HBO’s The Plot Against America is being described in multiple quarters as another one of those alternate history dramas. To an extent, that’s true. It dabbles in the same “what if” scenarios as something like Amazon’s The Man in the High Castle or to a lesser extent HBO’s own Watchmen. But to relegate Plot to that currently very popular sub-genre of dramatic entertainment is to belittle its excellence. The Plot Against America is the best case scenario of this alternate history entertainment. It introduces a divergence in our history as a “what if” scenario, yes, but it uses that alternate history to brilliantly explore interpersonal relationships and an era eerily reminiscent of today’s political environment.
In something like The Man in the High Castle the twist is the thing. It’s all about Nazis and the Japanese occupying America. It’s an alternate history spy series, and that’s largely all it is. Based on the celebrated novel by Philip Roth, Plot, on the other hand, explores all aspects of the socio-political ramifications of that divergence in history. In the series, famed aviator Charles “Lucky Lindy” Lindbergh challenges Franklin Delano Roosevelt as a Republican candidate for President of the United States and wins on a platform that advocates against American involvement in Europe as the Nazi influence spreads across Europe. His victory emboldens a nationalist (“America First”) movement in which ethnic families are persecuted and racial tensions threaten to tear the country apart.
The series funnels all of its observations through the Levins, a working-class Jewish family living in Newark, New Jersey. Herman Levin (Morgan Spector) is the socially conscious, politically active father of the family whose love and dogged allegiance to America – a country that has perhaps abandoned his people – threatens the security of his family. Bess Levin (a flawless Zoe Kazan), his wife, doesn’t suffer in silence exactly, offering her contrarian opinions and going out on her own to help build an escape fund. Her spinster sister, Evelyn Finkel (a welcome Winona Ryder), has a pathological need for love, overriding her internal moral compass. Nephew Alvin Levin (Anthony Boyle) seeks to find a way out of America to contribute as he can, through combat.
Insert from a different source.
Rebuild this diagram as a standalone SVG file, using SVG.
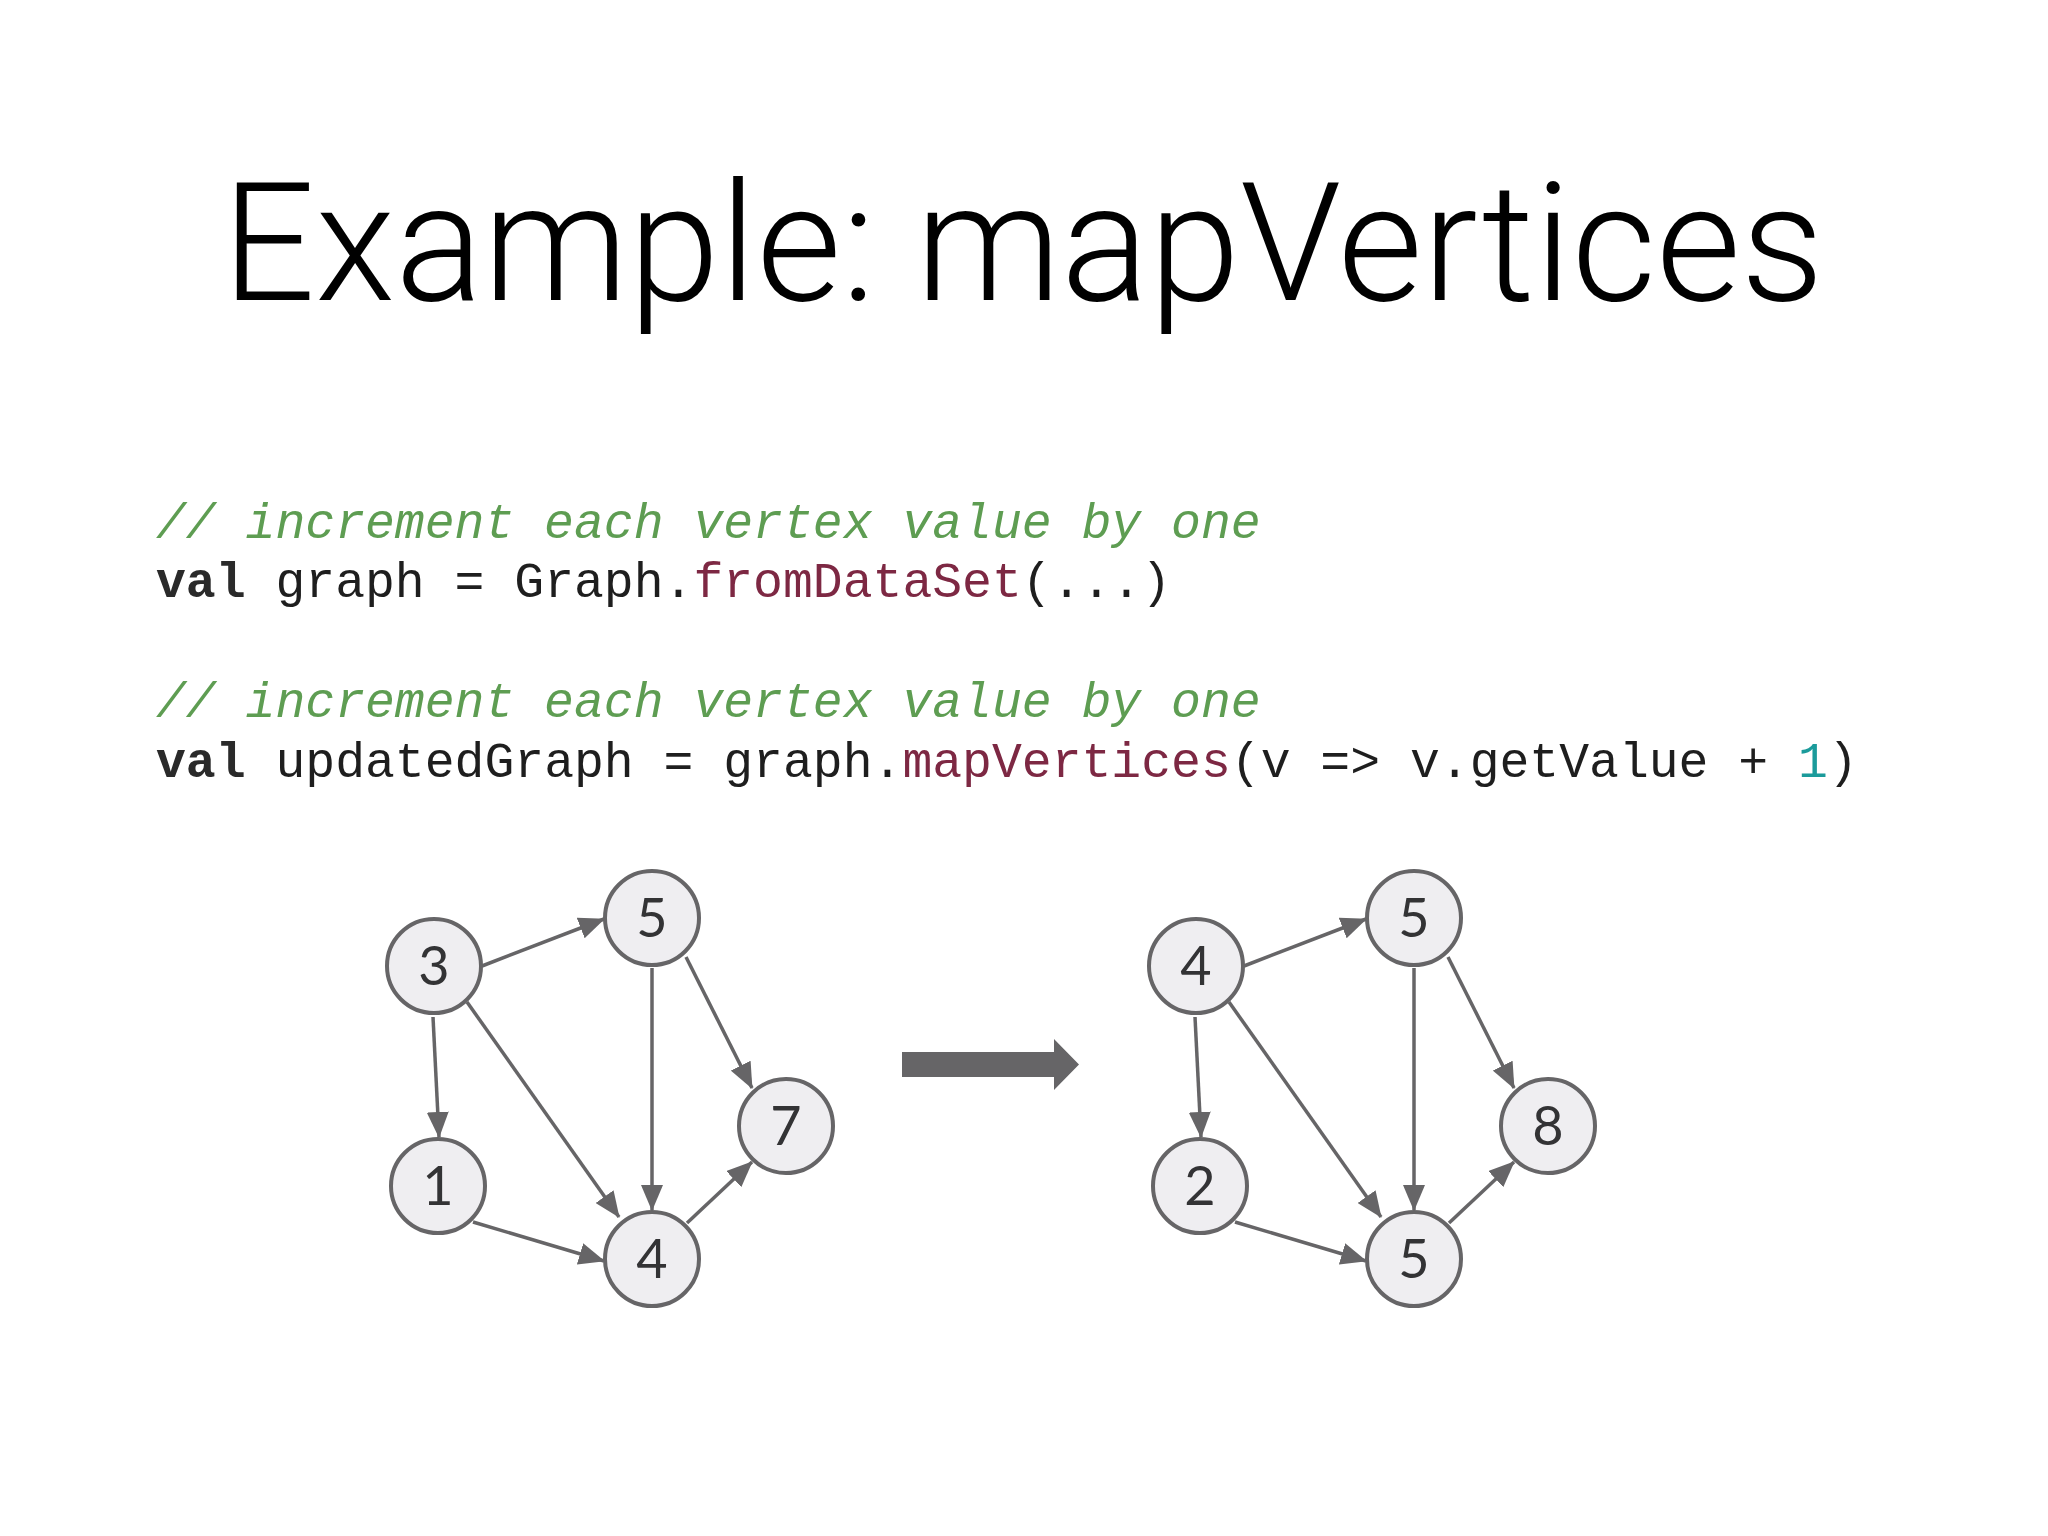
<svg xmlns="http://www.w3.org/2000/svg" width="2048" height="1536" viewBox="0 0 2048 1536">
<style>
.title{font-family:Roboto,"Liberation Sans",sans-serif;font-weight:300;font-size:166px;fill:#000}
.code{font-family:"Liberation Mono","DejaVu Sans Mono",monospace;font-size:49.75px;fill:#1e1e1e;white-space:pre}
.cm{fill:#5e9d52;font-style:italic}
.kw{font-weight:bold;fill:#2a2a2a}
.fn{fill:#7d2843}
.num{fill:#1b9b9b}
.node circle{fill:#efeef1;stroke:#666567;stroke-width:4}
.node text{font-family:Lato,"Open Sans",sans-serif;font-size:54px;fill:#333335;text-anchor:middle}
.edge{stroke:#666567;stroke-width:3.5;fill:none;marker-end:url(#ah)}
</style>
<defs>
<marker id="ah" markerUnits="userSpaceOnUse" markerWidth="26" markerHeight="22" refX="25" refY="11" orient="auto" viewBox="0 0 26 22">
<path d="M0,0 L26,11 L0,22 z" fill="#666567"/>
</marker>
</defs>
<rect width="2048" height="1536" fill="#fff"/>
<text class="title" x="222" y="300" textLength="1602" lengthAdjust="spacingAndGlyphs">Example: mapVertices</text>
<g id="code">
<text class="code cm" x="156" y="538" xml:space="preserve">// increment each vertex value by one</text>
<text class="code" x="156" y="597" xml:space="preserve"><tspan class="kw">val</tspan> graph = Graph.<tspan class="fn">fromDataSet</tspan>(...)</text>
<text class="code cm" x="156" y="717" xml:space="preserve">// increment each vertex value by one</text>
<text class="code" x="156" y="777" xml:space="preserve"><tspan class="kw">val</tspan> updatedGraph = graph.<tspan class="fn">mapVertices</tspan>(v =&gt; v.getValue + <tspan class="num">1</tspan>)</text>
</g>
<g id="connectors">
<line class="edge" x1="482" y1="966" x2="604" y2="919"/>
<line class="edge" x1="433" y1="1017" x2="439" y2="1137"/>
<line class="edge" x1="467" y1="1002" x2="619" y2="1217"/>
<line class="edge" x1="652" y1="968" x2="652" y2="1210"/>
<line class="edge" x1="686" y1="957" x2="752" y2="1088"/>
<line class="edge" x1="473" y1="1222" x2="604" y2="1261"/>
<line class="edge" x1="687" y1="1223" x2="752" y2="1162"/>
<g transform="translate(762,0)">
<line class="edge" x1="482" y1="966" x2="604" y2="919"/>
<line class="edge" x1="433" y1="1017" x2="439" y2="1137"/>
<line class="edge" x1="467" y1="1002" x2="619" y2="1217"/>
<line class="edge" x1="652" y1="968" x2="652" y2="1210"/>
<line class="edge" x1="686" y1="957" x2="752" y2="1088"/>
<line class="edge" x1="473" y1="1222" x2="604" y2="1261"/>
<line class="edge" x1="687" y1="1223" x2="752" y2="1162"/>
</g>
</g>
<g id="bigarrow">
<path d="M902,1052 L1054,1052 L1054,1039 L1079,1064.5 L1054,1090 L1054,1077 L902,1077 z" fill="#666567"/>
</g>
<g id="left-3" class="node"><circle cx="434" cy="966" r="47"/><text x="434" y="985">3</text></g>
<g id="left-5" class="node"><circle cx="652" cy="918" r="47"/><text x="652" y="937">5</text></g>
<g id="left-7" class="node"><circle cx="786" cy="1126" r="47"/><text x="786" y="1145">7</text></g>
<g id="left-1" class="node"><circle cx="438" cy="1186" r="47"/><text x="438" y="1205">1</text></g>
<g id="left-4" class="node"><circle cx="652" cy="1259" r="47"/><text x="652" y="1278">4</text></g>
<g id="right-4" class="node"><circle cx="1196" cy="966" r="47"/><text x="1196" y="985">4</text></g>
<g id="right-5a" class="node"><circle cx="1414" cy="918" r="47"/><text x="1414" y="937">5</text></g>
<g id="right-8" class="node"><circle cx="1548" cy="1126" r="47"/><text x="1548" y="1145">8</text></g>
<g id="right-2" class="node"><circle cx="1200" cy="1186" r="47"/><text x="1200" y="1205">2</text></g>
<g id="right-5b" class="node"><circle cx="1414" cy="1259" r="47"/><text x="1414" y="1278">5</text></g>
</svg>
Plot focuses on people first. Human interaction drives the drama of the series. Because of that, it has already become saddled with the “slow burn” mantle. I suppose that’s true. To fully appreciate the shifting tensions of this 1940s era alternate America, you have to put events into play. Those events fully pay out in a tremendous and heart-stopping finale. Not the “heart-stopping” events of something like The Man in the High Castle, but events that seem to have tangible threats against the characters we love. It’s a dense, thoughtfully constructed and immensely entertaining series that deserves all of the love coming its way.
Zoe Kazan has, in my mind, never shown this kind of focus and range. She’s completely flawless in the role, growing Bess as a doting and protective mother and a more-modern-than-not wife. She’s literally never been this good. It’s a toweringly fantastic performance that will likely not be topped over the rest of the Emmy season. Winona Ryder gets a lot of attention in her role, and she’s good in it, although I will admit that I’ve always been a huge fan of hers. I’m thrilled to see her given another role outside of Stranger Things that stretches her acting skills again. I think she’s completely fine in the role, although I could have done without later scenes in which she reacts to main events with a slack-jawed, bug-eyed cadence. She was directed that way, but I’m not sure why. It doesn’t suit her.
For my money, the second-best performance comes from Anthony Boyle. I knew very little of him outside of his Tony-nominated role in Harry Potter and the Cursed Child. His role as the rabble-rousing, troubled youth is a staple of historic dramas of this type, but as the story progresses, he becomes a damaged person, physically and spiritually. Where many performances here traffic in subtlety and reserve, his is the brash, eye-catching performance – likely to be Emmy nominated. That will be alongside John Turturro as a rabbi from South Carolina deeply involved in the Lindbergh administration. Both are showier performances that anyone else in the series. Both will be recognized by the Television Academy.
The Plot Against America reminds me of classic miniseries like War and Remembrance and The Winds of War. They look at America and American values through an historic lens. Here, the scale is much smaller than with either of those two older productions. We focus on the Levin family, and for me, that works perfectly. They weave in and out of the broader political scene in ways that feel natural and fluid. But we never lose site of two main facts: this is a human story first and foremost, and this is a human story set in the past that has tremendous relevance to our modern socio-political world.
It’s another feather in the HBO cap of brilliant drama serving as political allegories, and I am all here for it.
The Plot Against America starts tonight on HBO at 9 pm ET.